Collect each line containing "standalone".

◆ ◆ ◆

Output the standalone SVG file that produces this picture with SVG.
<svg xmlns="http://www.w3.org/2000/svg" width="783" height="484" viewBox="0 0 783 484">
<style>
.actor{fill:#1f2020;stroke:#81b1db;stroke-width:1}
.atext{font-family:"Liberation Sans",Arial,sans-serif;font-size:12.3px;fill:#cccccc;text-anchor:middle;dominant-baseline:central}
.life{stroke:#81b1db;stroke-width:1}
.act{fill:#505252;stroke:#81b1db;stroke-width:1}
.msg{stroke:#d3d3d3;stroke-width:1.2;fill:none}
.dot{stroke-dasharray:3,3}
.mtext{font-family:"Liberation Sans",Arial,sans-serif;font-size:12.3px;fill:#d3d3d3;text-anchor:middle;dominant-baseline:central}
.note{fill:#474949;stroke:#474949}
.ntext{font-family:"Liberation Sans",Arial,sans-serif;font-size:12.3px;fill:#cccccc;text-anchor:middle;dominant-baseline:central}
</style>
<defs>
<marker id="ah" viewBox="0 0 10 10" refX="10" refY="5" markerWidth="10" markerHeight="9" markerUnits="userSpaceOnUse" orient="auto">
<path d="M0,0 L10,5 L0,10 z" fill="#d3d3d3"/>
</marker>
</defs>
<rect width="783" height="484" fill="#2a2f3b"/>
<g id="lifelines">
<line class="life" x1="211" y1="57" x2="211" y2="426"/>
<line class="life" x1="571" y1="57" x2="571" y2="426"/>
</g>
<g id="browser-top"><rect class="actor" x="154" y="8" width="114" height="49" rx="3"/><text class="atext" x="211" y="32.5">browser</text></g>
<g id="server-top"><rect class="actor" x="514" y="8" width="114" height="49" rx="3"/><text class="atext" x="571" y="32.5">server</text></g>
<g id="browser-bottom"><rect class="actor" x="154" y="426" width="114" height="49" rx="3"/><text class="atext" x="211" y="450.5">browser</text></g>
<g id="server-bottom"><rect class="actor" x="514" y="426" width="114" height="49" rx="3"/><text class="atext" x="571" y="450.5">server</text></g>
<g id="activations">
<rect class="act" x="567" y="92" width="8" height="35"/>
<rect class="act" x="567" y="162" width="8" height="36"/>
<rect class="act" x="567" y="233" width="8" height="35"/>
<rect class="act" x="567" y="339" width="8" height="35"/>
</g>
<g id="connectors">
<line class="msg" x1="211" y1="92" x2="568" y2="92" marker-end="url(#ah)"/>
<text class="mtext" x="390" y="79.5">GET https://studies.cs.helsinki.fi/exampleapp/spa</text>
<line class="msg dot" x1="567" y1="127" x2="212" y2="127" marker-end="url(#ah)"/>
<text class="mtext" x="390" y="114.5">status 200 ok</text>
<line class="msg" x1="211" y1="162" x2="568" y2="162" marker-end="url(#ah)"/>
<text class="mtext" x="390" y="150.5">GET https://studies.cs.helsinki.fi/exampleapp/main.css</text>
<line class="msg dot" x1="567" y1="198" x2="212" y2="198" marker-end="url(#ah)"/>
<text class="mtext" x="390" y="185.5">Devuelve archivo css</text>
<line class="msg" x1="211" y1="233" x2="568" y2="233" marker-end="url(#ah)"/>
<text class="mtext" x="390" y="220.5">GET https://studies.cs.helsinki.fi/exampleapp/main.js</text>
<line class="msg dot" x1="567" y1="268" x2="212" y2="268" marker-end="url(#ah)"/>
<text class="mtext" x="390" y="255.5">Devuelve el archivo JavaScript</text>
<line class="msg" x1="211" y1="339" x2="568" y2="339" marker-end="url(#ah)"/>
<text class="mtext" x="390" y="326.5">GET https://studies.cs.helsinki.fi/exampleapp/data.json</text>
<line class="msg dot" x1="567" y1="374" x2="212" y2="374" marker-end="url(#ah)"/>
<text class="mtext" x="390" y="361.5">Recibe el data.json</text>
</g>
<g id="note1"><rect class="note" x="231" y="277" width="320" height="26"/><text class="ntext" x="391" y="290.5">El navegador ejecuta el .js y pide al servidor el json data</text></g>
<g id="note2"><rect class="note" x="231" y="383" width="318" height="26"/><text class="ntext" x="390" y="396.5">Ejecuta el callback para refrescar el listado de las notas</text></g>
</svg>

◆ ◆ ◆

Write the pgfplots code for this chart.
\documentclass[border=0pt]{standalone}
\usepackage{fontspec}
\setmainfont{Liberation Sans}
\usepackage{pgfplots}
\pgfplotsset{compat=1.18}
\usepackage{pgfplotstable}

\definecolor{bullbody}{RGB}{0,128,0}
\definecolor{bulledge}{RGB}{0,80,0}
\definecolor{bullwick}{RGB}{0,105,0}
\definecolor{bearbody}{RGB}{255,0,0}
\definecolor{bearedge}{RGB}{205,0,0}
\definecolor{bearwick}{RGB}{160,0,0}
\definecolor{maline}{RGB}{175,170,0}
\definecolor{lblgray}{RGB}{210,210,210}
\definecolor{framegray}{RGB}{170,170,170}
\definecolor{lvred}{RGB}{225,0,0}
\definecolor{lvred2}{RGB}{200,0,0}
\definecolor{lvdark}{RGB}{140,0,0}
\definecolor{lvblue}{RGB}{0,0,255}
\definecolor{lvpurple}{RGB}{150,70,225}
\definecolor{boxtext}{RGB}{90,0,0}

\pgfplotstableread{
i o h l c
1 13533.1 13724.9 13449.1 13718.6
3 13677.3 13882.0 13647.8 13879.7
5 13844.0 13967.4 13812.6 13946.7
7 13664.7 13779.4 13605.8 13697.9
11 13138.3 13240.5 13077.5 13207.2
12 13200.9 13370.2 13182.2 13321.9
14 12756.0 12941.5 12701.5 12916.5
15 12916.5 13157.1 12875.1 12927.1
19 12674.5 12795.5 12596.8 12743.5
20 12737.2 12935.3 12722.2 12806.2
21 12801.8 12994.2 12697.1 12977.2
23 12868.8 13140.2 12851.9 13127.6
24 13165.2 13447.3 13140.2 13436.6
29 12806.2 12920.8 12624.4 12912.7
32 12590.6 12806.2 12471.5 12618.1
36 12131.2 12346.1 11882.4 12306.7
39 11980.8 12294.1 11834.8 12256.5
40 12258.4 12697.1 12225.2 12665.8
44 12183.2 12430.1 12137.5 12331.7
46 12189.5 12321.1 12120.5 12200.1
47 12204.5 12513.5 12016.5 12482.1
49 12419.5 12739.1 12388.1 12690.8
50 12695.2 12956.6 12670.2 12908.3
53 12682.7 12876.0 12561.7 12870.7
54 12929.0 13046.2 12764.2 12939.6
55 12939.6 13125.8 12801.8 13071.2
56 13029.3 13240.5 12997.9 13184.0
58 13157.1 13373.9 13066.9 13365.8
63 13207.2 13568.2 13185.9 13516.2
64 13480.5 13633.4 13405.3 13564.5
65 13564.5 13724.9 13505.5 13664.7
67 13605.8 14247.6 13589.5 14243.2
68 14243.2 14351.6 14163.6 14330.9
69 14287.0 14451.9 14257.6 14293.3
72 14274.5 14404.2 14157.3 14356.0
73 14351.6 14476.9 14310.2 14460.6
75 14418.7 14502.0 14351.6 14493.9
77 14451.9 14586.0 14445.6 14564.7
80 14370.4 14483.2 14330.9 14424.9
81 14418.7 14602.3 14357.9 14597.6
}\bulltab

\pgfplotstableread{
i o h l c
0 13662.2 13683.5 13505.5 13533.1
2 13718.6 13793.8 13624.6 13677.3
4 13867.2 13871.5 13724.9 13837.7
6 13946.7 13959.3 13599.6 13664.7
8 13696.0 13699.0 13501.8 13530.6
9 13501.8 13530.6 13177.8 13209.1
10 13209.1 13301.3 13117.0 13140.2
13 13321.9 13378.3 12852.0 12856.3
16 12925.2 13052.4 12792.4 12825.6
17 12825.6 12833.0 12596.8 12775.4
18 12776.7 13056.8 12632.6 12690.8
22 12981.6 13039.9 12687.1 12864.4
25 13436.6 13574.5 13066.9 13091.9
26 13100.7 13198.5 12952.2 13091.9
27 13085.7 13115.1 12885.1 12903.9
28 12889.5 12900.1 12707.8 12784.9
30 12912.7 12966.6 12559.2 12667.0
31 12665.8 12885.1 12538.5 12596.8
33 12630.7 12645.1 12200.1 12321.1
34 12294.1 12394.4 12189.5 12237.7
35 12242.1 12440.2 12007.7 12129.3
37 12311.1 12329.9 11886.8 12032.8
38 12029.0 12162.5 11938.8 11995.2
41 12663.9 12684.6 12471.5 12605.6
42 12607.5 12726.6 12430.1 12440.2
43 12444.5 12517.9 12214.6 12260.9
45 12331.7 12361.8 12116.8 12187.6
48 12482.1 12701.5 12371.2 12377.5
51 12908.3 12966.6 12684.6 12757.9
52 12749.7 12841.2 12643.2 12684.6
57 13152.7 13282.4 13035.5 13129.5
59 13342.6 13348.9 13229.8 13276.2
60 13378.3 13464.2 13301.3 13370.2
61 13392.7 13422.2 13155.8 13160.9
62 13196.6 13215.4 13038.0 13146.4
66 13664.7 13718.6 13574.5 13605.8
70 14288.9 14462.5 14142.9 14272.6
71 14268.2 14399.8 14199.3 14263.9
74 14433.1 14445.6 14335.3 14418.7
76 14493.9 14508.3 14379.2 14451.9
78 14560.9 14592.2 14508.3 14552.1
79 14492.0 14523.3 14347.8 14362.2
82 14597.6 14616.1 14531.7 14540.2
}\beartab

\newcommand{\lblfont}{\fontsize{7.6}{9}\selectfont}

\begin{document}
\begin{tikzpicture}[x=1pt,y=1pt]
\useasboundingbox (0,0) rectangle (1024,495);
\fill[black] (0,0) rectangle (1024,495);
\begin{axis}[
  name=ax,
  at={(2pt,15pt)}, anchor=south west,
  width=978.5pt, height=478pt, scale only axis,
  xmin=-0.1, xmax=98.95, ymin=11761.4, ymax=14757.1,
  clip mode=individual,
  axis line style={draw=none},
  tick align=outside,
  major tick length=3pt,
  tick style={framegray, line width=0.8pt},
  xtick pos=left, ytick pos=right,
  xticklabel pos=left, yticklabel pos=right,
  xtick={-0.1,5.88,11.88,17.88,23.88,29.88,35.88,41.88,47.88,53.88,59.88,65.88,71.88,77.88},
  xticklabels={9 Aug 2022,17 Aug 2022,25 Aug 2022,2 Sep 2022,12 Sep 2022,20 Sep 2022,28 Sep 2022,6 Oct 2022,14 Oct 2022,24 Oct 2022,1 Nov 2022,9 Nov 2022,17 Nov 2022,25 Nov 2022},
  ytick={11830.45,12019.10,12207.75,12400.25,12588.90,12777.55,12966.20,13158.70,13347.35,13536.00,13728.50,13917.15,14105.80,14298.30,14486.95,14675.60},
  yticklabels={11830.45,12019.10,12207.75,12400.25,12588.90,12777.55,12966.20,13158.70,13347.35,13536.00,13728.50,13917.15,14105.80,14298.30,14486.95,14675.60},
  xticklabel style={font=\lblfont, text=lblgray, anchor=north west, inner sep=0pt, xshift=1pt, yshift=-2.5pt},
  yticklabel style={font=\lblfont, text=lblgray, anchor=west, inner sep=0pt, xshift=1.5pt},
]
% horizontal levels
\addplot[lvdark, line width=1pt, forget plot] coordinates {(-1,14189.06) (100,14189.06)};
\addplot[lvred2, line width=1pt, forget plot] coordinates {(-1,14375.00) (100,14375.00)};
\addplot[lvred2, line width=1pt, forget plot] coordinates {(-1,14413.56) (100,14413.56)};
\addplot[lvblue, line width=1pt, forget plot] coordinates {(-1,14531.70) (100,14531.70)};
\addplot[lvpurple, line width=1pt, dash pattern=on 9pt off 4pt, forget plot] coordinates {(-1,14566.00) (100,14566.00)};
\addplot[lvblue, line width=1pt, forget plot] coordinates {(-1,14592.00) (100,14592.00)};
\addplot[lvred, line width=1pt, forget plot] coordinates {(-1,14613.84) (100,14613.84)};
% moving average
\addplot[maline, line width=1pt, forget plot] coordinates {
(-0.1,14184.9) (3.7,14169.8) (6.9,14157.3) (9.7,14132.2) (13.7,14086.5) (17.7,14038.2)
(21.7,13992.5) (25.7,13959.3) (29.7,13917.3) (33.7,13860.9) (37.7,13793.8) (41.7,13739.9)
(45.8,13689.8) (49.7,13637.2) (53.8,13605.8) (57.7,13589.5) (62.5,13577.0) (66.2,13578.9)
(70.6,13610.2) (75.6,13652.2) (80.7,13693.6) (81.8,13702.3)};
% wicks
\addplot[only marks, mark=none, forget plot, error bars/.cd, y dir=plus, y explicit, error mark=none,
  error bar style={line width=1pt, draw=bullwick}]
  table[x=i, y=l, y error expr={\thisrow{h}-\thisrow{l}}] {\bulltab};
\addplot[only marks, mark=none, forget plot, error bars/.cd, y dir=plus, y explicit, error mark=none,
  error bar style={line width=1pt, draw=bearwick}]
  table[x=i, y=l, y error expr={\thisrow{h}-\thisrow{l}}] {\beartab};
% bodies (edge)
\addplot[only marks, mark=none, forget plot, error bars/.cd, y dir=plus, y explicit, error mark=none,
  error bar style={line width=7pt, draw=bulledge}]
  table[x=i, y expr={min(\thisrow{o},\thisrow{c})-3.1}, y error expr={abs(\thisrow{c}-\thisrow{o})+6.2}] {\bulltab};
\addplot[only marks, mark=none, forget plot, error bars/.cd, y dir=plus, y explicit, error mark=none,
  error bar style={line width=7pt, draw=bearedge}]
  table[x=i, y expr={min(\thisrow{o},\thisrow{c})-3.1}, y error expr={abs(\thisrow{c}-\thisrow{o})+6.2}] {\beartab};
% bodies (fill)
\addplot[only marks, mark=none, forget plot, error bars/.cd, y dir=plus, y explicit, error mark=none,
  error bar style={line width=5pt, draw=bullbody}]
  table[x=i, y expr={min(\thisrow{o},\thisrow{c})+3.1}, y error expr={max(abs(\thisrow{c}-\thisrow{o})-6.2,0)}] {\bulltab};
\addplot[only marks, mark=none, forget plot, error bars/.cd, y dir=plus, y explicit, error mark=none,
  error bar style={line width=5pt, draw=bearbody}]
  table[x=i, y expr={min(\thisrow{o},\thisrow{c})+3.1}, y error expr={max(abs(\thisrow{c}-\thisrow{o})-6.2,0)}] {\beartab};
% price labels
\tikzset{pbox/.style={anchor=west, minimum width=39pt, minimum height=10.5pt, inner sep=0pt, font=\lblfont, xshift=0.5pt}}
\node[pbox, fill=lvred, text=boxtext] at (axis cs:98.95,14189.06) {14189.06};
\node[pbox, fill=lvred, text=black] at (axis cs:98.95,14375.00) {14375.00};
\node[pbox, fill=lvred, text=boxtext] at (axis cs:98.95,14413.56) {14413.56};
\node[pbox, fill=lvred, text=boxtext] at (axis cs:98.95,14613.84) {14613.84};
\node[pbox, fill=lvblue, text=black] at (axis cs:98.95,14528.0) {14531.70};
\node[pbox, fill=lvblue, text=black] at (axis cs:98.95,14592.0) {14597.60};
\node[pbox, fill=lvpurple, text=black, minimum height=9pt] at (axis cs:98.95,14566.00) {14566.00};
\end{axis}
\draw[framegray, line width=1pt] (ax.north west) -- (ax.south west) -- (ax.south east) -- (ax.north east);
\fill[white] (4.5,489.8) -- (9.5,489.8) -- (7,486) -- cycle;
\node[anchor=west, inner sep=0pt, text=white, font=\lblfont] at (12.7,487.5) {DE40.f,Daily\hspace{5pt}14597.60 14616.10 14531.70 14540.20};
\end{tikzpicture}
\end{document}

◆ ◆ ◆

• [FULL OUTPUT]
Output the standalone SVG file that produces this picture with SVG.
\documentclass[border=0pt]{standalone}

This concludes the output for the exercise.